- [GIVEN TASK]
Don't include pictures. Quote the lines below from the first through the line that contains "import math".

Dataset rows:
Start
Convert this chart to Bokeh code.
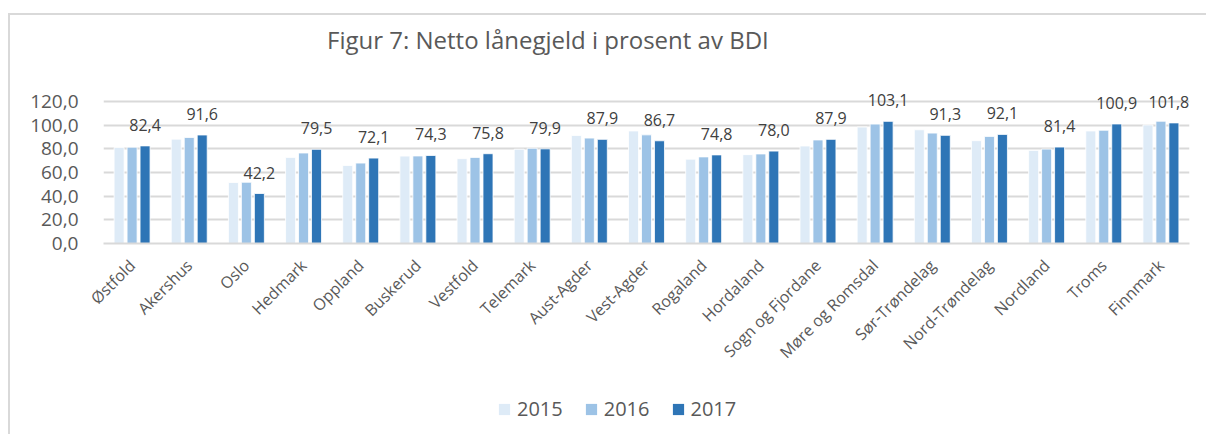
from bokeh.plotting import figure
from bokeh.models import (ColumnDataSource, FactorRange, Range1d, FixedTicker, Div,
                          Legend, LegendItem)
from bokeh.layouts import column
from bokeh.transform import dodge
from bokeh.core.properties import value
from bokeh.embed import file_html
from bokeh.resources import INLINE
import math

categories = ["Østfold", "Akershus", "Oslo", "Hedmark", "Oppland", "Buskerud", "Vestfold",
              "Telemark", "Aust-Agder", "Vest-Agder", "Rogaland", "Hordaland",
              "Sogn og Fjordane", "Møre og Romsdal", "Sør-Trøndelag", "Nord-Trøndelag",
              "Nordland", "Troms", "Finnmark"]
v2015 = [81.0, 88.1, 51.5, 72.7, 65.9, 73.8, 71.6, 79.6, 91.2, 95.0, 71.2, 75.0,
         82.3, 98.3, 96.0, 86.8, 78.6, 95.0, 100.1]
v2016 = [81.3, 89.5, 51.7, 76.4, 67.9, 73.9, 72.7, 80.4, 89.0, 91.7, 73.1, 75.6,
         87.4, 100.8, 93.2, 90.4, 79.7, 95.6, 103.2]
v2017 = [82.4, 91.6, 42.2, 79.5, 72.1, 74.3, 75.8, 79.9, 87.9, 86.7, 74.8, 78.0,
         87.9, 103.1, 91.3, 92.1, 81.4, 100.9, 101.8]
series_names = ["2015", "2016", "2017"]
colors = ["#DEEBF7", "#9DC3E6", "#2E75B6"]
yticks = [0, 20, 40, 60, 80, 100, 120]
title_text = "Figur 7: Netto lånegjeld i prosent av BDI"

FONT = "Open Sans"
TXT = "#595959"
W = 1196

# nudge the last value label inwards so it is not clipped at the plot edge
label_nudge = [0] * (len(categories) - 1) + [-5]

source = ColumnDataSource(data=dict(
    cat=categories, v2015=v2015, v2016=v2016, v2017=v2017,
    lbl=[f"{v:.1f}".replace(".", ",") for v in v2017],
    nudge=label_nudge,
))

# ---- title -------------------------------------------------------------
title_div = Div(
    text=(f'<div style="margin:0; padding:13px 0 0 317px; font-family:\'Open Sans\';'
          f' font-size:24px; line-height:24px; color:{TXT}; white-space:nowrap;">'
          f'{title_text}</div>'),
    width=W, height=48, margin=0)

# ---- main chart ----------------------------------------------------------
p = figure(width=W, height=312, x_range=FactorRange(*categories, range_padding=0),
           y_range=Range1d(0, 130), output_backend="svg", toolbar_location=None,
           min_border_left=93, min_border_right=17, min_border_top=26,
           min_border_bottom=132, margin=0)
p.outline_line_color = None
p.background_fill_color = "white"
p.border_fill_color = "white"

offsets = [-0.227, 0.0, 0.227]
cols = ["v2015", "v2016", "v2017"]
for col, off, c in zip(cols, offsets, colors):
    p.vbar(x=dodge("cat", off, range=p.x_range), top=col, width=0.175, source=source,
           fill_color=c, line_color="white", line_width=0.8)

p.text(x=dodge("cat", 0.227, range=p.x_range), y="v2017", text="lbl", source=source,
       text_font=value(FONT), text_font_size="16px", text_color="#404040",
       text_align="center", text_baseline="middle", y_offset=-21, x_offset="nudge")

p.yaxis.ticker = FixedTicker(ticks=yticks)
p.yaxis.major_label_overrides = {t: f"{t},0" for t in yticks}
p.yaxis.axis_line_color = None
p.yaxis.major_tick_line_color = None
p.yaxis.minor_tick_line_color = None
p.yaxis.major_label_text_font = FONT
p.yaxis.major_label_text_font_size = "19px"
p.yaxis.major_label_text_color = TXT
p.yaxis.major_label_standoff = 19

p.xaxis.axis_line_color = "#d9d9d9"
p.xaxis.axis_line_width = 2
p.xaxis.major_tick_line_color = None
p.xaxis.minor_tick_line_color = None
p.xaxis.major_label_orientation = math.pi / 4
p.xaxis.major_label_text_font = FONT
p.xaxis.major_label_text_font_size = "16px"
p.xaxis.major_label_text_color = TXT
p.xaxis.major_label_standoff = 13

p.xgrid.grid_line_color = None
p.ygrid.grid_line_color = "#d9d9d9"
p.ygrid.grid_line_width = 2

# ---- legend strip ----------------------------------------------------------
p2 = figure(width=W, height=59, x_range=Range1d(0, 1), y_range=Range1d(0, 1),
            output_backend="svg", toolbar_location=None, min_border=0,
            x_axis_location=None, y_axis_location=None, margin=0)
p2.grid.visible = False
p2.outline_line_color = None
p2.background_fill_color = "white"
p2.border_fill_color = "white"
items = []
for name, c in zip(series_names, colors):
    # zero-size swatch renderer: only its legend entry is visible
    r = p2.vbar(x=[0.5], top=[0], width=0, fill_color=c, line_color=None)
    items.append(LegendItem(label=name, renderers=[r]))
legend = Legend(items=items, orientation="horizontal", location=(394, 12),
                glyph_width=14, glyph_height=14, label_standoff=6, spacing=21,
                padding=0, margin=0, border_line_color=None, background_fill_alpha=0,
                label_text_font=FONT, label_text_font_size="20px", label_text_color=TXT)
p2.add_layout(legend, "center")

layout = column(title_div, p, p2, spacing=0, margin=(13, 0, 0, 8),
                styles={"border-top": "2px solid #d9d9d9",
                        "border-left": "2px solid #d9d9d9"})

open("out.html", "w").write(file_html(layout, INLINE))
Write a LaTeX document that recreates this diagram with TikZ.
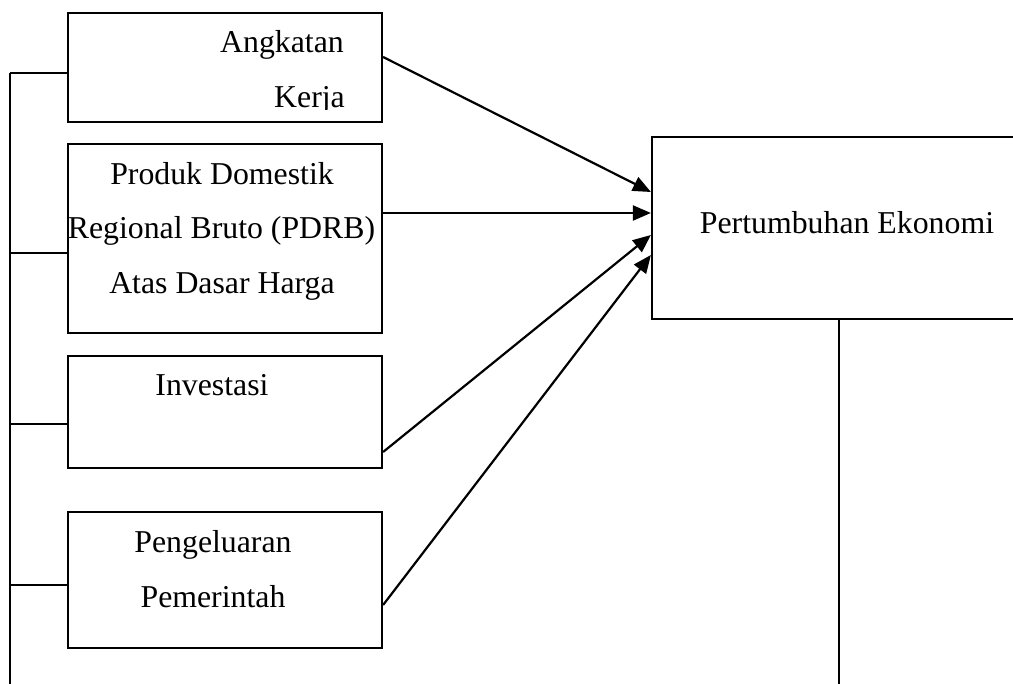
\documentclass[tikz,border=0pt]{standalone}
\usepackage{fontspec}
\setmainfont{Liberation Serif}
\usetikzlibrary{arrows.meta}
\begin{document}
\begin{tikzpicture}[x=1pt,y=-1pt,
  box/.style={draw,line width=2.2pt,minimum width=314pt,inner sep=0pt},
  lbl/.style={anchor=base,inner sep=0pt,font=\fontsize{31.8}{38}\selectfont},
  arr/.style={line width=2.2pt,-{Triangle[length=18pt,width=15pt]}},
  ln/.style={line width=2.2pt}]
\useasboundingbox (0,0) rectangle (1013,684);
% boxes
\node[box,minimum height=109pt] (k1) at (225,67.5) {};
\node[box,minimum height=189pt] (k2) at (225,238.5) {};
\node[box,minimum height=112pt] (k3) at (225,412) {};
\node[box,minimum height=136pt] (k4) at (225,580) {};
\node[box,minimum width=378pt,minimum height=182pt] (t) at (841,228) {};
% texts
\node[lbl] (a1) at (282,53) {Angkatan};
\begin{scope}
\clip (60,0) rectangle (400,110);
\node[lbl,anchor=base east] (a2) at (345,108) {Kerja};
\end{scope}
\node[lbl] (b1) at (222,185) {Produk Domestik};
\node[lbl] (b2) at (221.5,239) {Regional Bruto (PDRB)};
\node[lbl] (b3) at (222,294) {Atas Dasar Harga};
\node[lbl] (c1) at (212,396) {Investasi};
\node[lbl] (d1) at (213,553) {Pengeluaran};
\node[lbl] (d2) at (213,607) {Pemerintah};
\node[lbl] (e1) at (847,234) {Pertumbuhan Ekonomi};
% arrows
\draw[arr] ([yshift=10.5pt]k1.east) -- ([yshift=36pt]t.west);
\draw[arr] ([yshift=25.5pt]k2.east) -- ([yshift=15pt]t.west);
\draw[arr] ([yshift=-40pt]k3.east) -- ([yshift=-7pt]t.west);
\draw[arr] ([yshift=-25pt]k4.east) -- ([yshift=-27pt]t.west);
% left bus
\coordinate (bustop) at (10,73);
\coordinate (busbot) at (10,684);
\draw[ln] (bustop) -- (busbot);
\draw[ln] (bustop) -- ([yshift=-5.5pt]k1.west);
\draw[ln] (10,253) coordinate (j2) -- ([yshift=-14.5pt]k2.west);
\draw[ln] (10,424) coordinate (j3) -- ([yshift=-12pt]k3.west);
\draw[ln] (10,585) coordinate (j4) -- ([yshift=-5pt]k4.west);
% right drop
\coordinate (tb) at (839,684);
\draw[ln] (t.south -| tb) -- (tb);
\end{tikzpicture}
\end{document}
End
- [COMPLETE OUTPUT]
Convert this chart to Bokeh code.
from bokeh.plotting import figure
from bokeh.models import (ColumnDataSource, FactorRange, Range1d, FixedTicker, Div,
                          Legend, LegendItem)
from bokeh.layouts import column
from bokeh.transform import dodge
from bokeh.core.properties import value
from bokeh.embed import file_html
from bokeh.resources import INLINE
import math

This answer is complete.